*REQUIREMENT*
Return exactly, and only, the lines from the one holding "Emit a component" through the one holding "DAYS.map((day, i) =>", both included; the pictures stay out.

*GIVEN DATA*
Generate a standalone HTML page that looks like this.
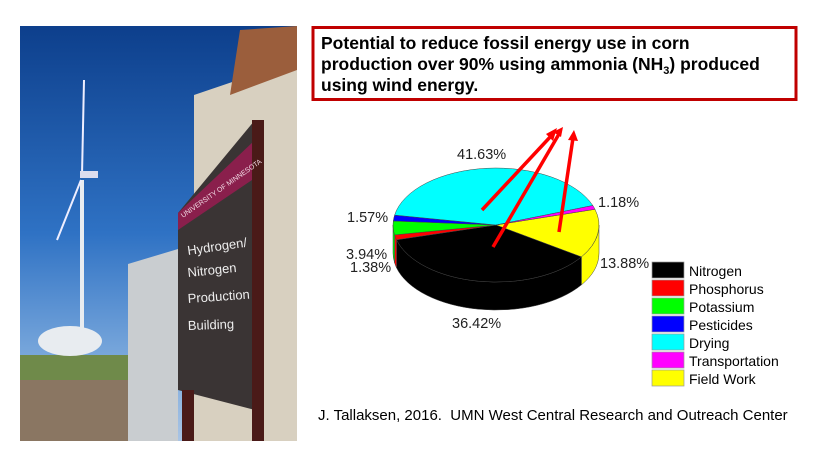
<!DOCTYPE html>
<html><head><meta charset="utf-8"><style>
body{margin:0;background:#fff;width:840px;height:470px;overflow:hidden;font-family:"Liberation Sans",Arial,sans-serif;}
</style></head><body>
<svg width="840" height="470" viewBox="0 0 840 470" xmlns="http://www.w3.org/2000/svg" font-family="Liberation Sans, Arial, sans-serif">
<defs>
<linearGradient id="sky" x1="0" y1="0" x2="0" y2="1">
<stop offset="0" stop-color="#0d3f8c"/><stop offset="0.5" stop-color="#2f72c4"/><stop offset="0.8" stop-color="#7aa8dc"/><stop offset="1" stop-color="#a9c4e4"/></linearGradient>
</defs>
<!-- photo -->
<rect x="20" y="26" width="277" height="415" fill="url(#sky)"/>
<rect x="20" y="378" width="110" height="63" fill="#8a7662"/>
<rect x="20" y="355" width="110" height="25" fill="#6f8a4a"/>
<line x1="82" y1="180" x2="82" y2="330" stroke="#e8ecf0" stroke-width="4"/>
<line x1="82" y1="175" x2="84" y2="80" stroke="#eef" stroke-width="2"/>
<line x1="81" y1="180" x2="57" y2="240" stroke="#eef" stroke-width="2"/>
<rect x="80" y="171" width="18" height="7" fill="#dde"/>
<ellipse cx="70" cy="341" rx="32" ry="15" fill="#e8ecf0"/>
<polygon points="128,264 178,249 178,441 128,441" fill="#c9cdd0"/>
<polygon points="194,95 297,60 297,441 194,441" fill="#d8d0c0"/>
<polygon points="240,30 297,26 297,70 230,95" fill="#9b5e3c"/>
<polygon points="178,213 255,120 255,410 178,390" fill="#3a3434"/>
<polygon points="178,213 255,140 252,180 178,230" fill="#8a1f4c"/>
<rect x="252" y="120" width="12" height="321" fill="#4a1a18"/>
<rect x="182" y="390" width="12" height="51" fill="#4a1a18"/>
<text x="188" y="255" fill="#eee" font-size="13" transform="rotate(-8 188 255)">Hydrogen/</text>
<text x="188" y="277" fill="#eee" font-size="13" transform="rotate(-6 188 277)">Nitrogen</text>
<text x="188" y="303" fill="#eee" font-size="13" transform="rotate(-4 188 303)">Production</text>
<text x="188" y="330" fill="#eee" font-size="13" transform="rotate(-2 188 330)">Building</text>
<text x="183" y="218" font-size="7" transform="rotate(-35 183 218)" style="fill:#f3dce6">UNIVERSITY OF MINNESOTA</text>
<!-- title box -->
<rect x="313" y="27.5" width="483" height="72" fill="#fff" stroke="#c00000" stroke-width="3"/>
<text font-size="17.5" font-weight="bold" fill="#000">
<tspan x="321" y="49">Potential to reduce fossil energy use in corn</tspan>
<tspan x="321" y="70">production over 90% using ammonia (NH<tspan font-size="11" dy="4">3</tspan><tspan dy="-4">) produced</tspan></tspan>
<tspan x="321" y="91">using wind energy.</tspan>
</text>
<!-- pie sides -->
<g stroke="#444" stroke-width="0.5">
<path d="M599 225 A103 57 0 0 1 581.4 256.9 L581.4 284.9 A103 57 0 0 0 599 253 Z" fill="#ffff00"/>
<path d="M581.4 256.9 A103 57 0 0 1 396.5 239.8 L396.5 267.8 A103 57 0 0 0 581.4 284.9 Z" fill="#000"/>
<path d="M396.5 239.8 A103 57 0 0 1 394.6 234.9 L394.6 262.9 A103 57 0 0 0 396.5 267.8 Z" fill="#ff0000"/>
<path d="M394.6 234.9 A103 57 0 0 1 393 225 L393 253 A103 57 0 0 0 394.6 262.9 Z" fill="#00ff00"/>
<!-- tops -->
<path d="M496 225 L595 209.3 A103 57 0 0 1 581.4 256.9 Z" fill="#ffff00"/>
<path d="M496 225 L581.4 256.9 A103 57 0 0 1 396.5 239.8 Z" fill="#000"/>
<path d="M496 225 L396.5 239.8 A103 57 0 0 1 394.6 234.9 Z" fill="#ff0000"/>
<path d="M496 225 L394.6 234.9 A103 57 0 0 1 393.3 221 Z" fill="#00ff00"/>
<path d="M496 225 L393.3 221 A103 57 0 0 1 394.6 215.1 Z" fill="#0000ff"/>
<path d="M496 225 L394.6 215.1 A103 57 0 0 1 592.8 205.5 Z" fill="#00ffff"/>
<path d="M496 225 L592.8 205.5 A103 57 0 0 1 595 209.3 Z" fill="#ff00ff"/>
</g>
<!-- arrows -->
<g stroke="#ff0000" stroke-width="3.5" fill="#ff0000">
<line x1="482" y1="210" x2="552" y2="135"/>
<line x1="493" y1="247" x2="559" y2="134"/>
<line x1="559" y1="232" x2="573" y2="138"/>
</g>
<g fill="#ff0000">
<polygon points="557,128 546,134 553,141"/>
<polygon points="563,127 553,132 561,137"/>
<polygon points="574,130 568,140 578,141"/>
</g>
<!-- labels -->
<g font-size="14.5" fill="#222">
<text x="457" y="159">41.63%</text>
<text x="598" y="207">1.18%</text>
<text x="347" y="222">1.57%</text>
<text x="346" y="259">3.94%</text>
<text x="350" y="272">1.38%</text>
<text x="600" y="268">13.88%</text>
<text x="452" y="328">36.42%</text>
</g>
<!-- legend -->
<g stroke="#999" stroke-width="0.7">
<rect x="652" y="262" width="32" height="16" fill="#000"/>
<rect x="652" y="280" width="32" height="16" fill="#ff0000"/>
<rect x="652" y="298" width="32" height="16" fill="#00ff00"/>
<rect x="652" y="316" width="32" height="16" fill="#0000ff"/>
<rect x="652" y="334" width="32" height="16" fill="#00ffff"/>
<rect x="652" y="352" width="32" height="16" fill="#ff00ff"/>
<rect x="652" y="370" width="32" height="16" fill="#ffff00"/>
</g>
<g font-size="14" fill="#000">
<text x="689" y="276">Nitrogen</text>
<text x="689" y="294">Phosphorus</text>
<text x="689" y="312">Potassium</text>
<text x="689" y="330">Pesticides</text>
<text x="689" y="348">Drying</text>
<text x="689" y="366">Transportation</text>
<text x="689" y="384">Field Work</text>
</g>
<text x="318" y="420" font-size="15" fill="#000" xml:space="preserve">J. Tallaksen, 2016.  UMN West Central Research and Outreach Center</text>
</svg>
</body></html>
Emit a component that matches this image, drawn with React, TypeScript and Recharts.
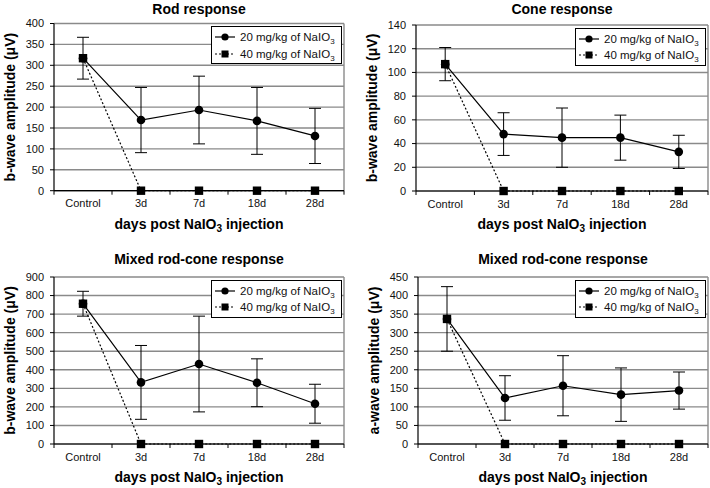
import React from 'react';
import {
  CartesianGrid,
  ComposedChart,
  ErrorBar,
  Label,
  Legend,
  Line,
  XAxis,
  YAxis,
} from 'recharts';

const DAYS = ['Control', '3d', '7d', '18d', '28d'];
const DOSES = ['20 mg/kg of NaIO', '40 mg/kg of NaIO'];

const ROD_20 = [317, 169, 193, 167, 131];
const ROD_20_SD = [50, 78, 81, 80, 66];
const ROD_40 = [317, 0, 0, 0, 0];
const ROD_TICKS = [0, 50, 100, 150, 200, 250, 300, 350, 400];

const CONE_20 = [107, 48, 45, 45, 33];
const CONE_20_SD = [14, 18, 25, 19, 14];
const CONE_40 = [107, 0, 0, 0, 0];
const CONE_TICKS = [0, 20, 40, 60, 80, 100, 120, 140];

const MIXB_20 = [756, 332, 431, 330, 217];
const MIXB_20_SD = [67, 199, 258, 129, 105];
const MIXB_40 = [756, 0, 0, 0, 0];
const MIXB_TICKS = [0, 100, 200, 300, 400, 500, 600, 700, 800, 900];

const MIXA_20 = [337, 124, 157, 133, 144];
const MIXA_20_SD = [87, 60, 81, 72, 50];
const MIXA_40 = [337, 0, 0, 0, 0];
const MIXA_TICKS = [0, 50, 100, 150, 200, 250, 300, 350, 400, 450];

const FONT = '"Liberation Sans", Arial, sans-serif';
const GRID = '#8a8a8a';
const PANEL_W = 355;

const buildRows = (m20: number[], sd20: number[], m40: number[]) =>
  DAYS.map((day, i) => ({ day, dose20: m20[i], sd20: sd20[i], dose40: m40[i] }));

function YTitle({ viewBox, text }: any) {
  if (!viewBox) return null;
  const cx = viewBox.x + viewBox.width - 44;
  const cy = viewBox.y + viewBox.height / 2;
  return (
    <text
      x={cx}
      y={cy}
      transform={`rotate(-90 ${cx} ${cy})`}
      textAnchor="middle"
      dominantBaseline="central"
      fontSize={14}
      fontWeight="bold"
      fill="#000"
    >
      {text}
    </text>
  );
}

function XTitle({ viewBox }: any) {
  if (!viewBox) return null;
  return (
    <text
      x={viewBox.x + viewBox.width / 2}
      y={viewBox.y + 38}
      textAnchor="middle"
      fontSize={14}
      fontWeight="bold"
      fill="#000"
    >
      <tspan>days post NaIO</tspan>
      <tspan dy={3} fontSize={10}>3</tspan>
      <tspan dy={-3}> injection</tspan>
    </text>
  );
}

function DayTick({ x, y, payload, index, visibleTicksCount, width }: any) {
  const half = payload?.offset ?? (width ?? 290) / (2 * (visibleTicksCount || 5));
  const last = index === (visibleTicksCount ?? DAYS.length) - 1;
  return (
    <g>
      <line x1={x - half} x2={x - half} y1={y} y2={y + 4} stroke="#000" />
      {last && <line x1={x + half} x2={x + half} y1={y} y2={y + 4} stroke="#000" />}
      <text x={x} y={y + 16.5} textAnchor="middle" fontSize={11} fill="#111">
        {payload.value}
      </text>
    </g>
  );
}

function SquareDot({ cx, cy, index }: any) {
  if (cx == null || cy == null) return <g key={index} />;
  return <rect key={index} x={cx - 4.2} y={cy - 4.2} width={8.4} height={8.4} fill="#000" />;
}

function DoseLegend() {
  return (
    <div
      style={{
        border: '1px solid #000',
        background: '#fff',
        padding: '2px 0 1px 3px',
        fontSize: 11.5,
        lineHeight: '16.5px',
        color: '#111',
        fontFamily: FONT,
      }}
    >
      {DOSES.map((name, i) => (
        <div key={name} style={{ display: 'flex', alignItems: 'center', whiteSpace: 'nowrap' }}>
          <svg width={20} height={10} style={{ display: 'block' }}>
            <line
              x1={0}
              x2={20}
              y1={5}
              y2={5}
              stroke="#000"
              strokeWidth={1.2}
              strokeDasharray={i === 1 ? '2 2' : undefined}
            />
            {i === 0 ? <circle cx={10} cy={5} r={3.6} fill="#000" /> : <rect x={6.5} y={1.5} width={7} height={7} fill="#000" />}
          </svg>
          <span style={{ marginLeft: 5 }}>
            {name}
            <sub style={{ fontSize: 8, lineHeight: 0, verticalAlign: '-3px' }}>3</sub>
          </span>
        </div>
      ))}
    </div>
  );
}

type PanelProps = {
  left: number;
  top: number;
  height: number;
  title: string;
  titleBaseline: number;
  yLabel: string;
  ticks: number[];
  rows: ReturnType<typeof buildRows>;
  plot: { left: number; right: number; top: number; bottom: number };
};

function Panel({ left, top, height, title, titleBaseline, yLabel, ticks, rows, plot }: PanelProps) {
  const plotW = plot.right - plot.left;
  return (
    <div style={{ position: 'absolute', left, top, width: PANEL_W, height }}>
      <div
        style={{
          position: 'absolute',
          left: plot.left,
          width: plotW,
          top: titleBaseline - 11.85,
          textAlign: 'center',
          fontSize: 14,
          lineHeight: '14px',
          fontWeight: 'bold',
          whiteSpace: 'nowrap',
        }}
      >
        {title}
      </div>
      <ComposedChart
        width={PANEL_W}
        height={height}
        data={rows}
        margin={{ top: plot.top, right: PANEL_W - plot.right, left: 0, bottom: 0 }}
      >
        <CartesianGrid
          stroke={GRID}
          strokeWidth={1.4}
          vertical
          horizontal
          verticalCoordinatesGenerator={({ offset }: any) => (offset ? [offset.left + offset.width] : [])}
        />
        <XAxis
          dataKey="day"
          type="category"
          scale="band"
          height={height - plot.bottom}
          tickSize={0}
          tickMargin={0}
          tickLine={false}
          axisLine={{ stroke: '#000', strokeWidth: 1.2 }}
          tick={<DayTick />}
          interval={0}
        >
          <Label content={<XTitle />} />
        </XAxis>
        <YAxis
          type="number"
          width={plot.left}
          domain={[0, ticks[ticks.length - 1]]}
          ticks={ticks}
          interval={0}
          tickSize={4}
          tickMargin={6}
          tickLine={{ stroke: '#000' }}
          axisLine={{ stroke: '#000', strokeWidth: 1.2 }}
          tick={{ fill: '#111', fontSize: 11 }}
        >
          <Label content={<YTitle text={yLabel} />} />
        </YAxis>
        <Legend
          content={<DoseLegend />}
          layout="vertical"
          align="center"
          verticalAlign="middle"
          wrapperStyle={{ left: plot.right - 133, top: plot.top + 2.5, width: 131 }}
        />
        <Line
          dataKey="dose20"
          name={DOSES[0]}
          stroke="#000"
          strokeWidth={1.2}
          dot={{ r: 4.3, fill: '#000', stroke: '#000', strokeWidth: 0 }}
          activeDot={false}
          isAnimationActive={false}
        >
          <ErrorBar dataKey="sd20" width={6} stroke="#000" strokeWidth={1} direction="y" isAnimationActive={false} />
        </Line>
        <Line
          dataKey="dose40"
          name={DOSES[1]}
          stroke="#000"
          strokeWidth={1.2}
          strokeDasharray="2 2"
          dot={<SquareDot />}
          activeDot={false}
          isAnimationActive={false}
        />
      </ComposedChart>
    </div>
  );
}

export default function App() {
  return (
    <div
      style={{
        position: 'absolute',
        left: 0,
        top: 0,
        width: 710,
        height: 488,
        background: '#fff',
        fontFamily: FONT,
        color: '#000',
        overflow: 'hidden',
      }}
    >
      <Panel
        left={0}
        top={0}
        height={244}
        title="Rod response"
        titleBaseline={14}
        yLabel="b-wave amplitude (μV)"
        ticks={ROD_TICKS}
        rows={buildRows(ROD_20, ROD_20_SD, ROD_40)}
        plot={{ left: 54, right: 344, top: 23.5, bottom: 190.7 }}
      />
      <Panel
        left={355}
        top={0}
        height={244}
        title="Cone response"
        titleBaseline={14}
        yLabel="b-wave amplitude (μV)"
        ticks={CONE_TICKS}
        rows={buildRows(CONE_20, CONE_20_SD, CONE_40)}
        plot={{ left: 61, right: 353, top: 25, bottom: 191 }}
      />
      <Panel
        left={0}
        top={245}
        height={243}
        title="Mixed rod-cone response"
        titleBaseline={19}
        yLabel="b-wave amplitude (μV)"
        ticks={MIXB_TICKS}
        rows={buildRows(MIXB_20, MIXB_20_SD, MIXB_40)}
        plot={{ left: 54, right: 344, top: 32, bottom: 199 }}
      />
      <Panel
        left={355}
        top={245}
        height={243}
        title="Mixed rod-cone response"
        titleBaseline={19}
        yLabel="a-wave amplitude (μV)"
        ticks={MIXA_TICKS}
        rows={buildRows(MIXA_20, MIXA_20_SD, MIXA_40)}
        plot={{ left: 63, right: 353, top: 32, bottom: 199 }}
      />
    </div>
  );
}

*ANSWER FOR THE TASK*
Emit a component that matches this image, drawn with React, TypeScript and Recharts.
import React from 'react';
import {
  CartesianGrid,
  ComposedChart,
  ErrorBar,
  Label,
  Legend,
  Line,
  XAxis,
  YAxis,
} from 'recharts';

const DAYS = ['Control', '3d', '7d', '18d', '28d'];
const DOSES = ['20 mg/kg of NaIO', '40 mg/kg of NaIO'];

const ROD_20 = [317, 169, 193, 167, 131];
const ROD_20_SD = [50, 78, 81, 80, 66];
const ROD_40 = [317, 0, 0, 0, 0];
const ROD_TICKS = [0, 50, 100, 150, 200, 250, 300, 350, 400];

const CONE_20 = [107, 48, 45, 45, 33];
const CONE_20_SD = [14, 18, 25, 19, 14];
const CONE_40 = [107, 0, 0, 0, 0];
const CONE_TICKS = [0, 20, 40, 60, 80, 100, 120, 140];

const MIXB_20 = [756, 332, 431, 330, 217];
const MIXB_20_SD = [67, 199, 258, 129, 105];
const MIXB_40 = [756, 0, 0, 0, 0];
const MIXB_TICKS = [0, 100, 200, 300, 400, 500, 600, 700, 800, 900];

const MIXA_20 = [337, 124, 157, 133, 144];
const MIXA_20_SD = [87, 60, 81, 72, 50];
const MIXA_40 = [337, 0, 0, 0, 0];
const MIXA_TICKS = [0, 50, 100, 150, 200, 250, 300, 350, 400, 450];

const FONT = '"Liberation Sans", Arial, sans-serif';
const GRID = '#8a8a8a';
const PANEL_W = 355;

const buildRows = (m20: number[], sd20: number[], m40: number[]) =>
  DAYS.map((day, i) => ({ day, dose20: m20[i], sd20: sd20[i], dose40: m40[i] }));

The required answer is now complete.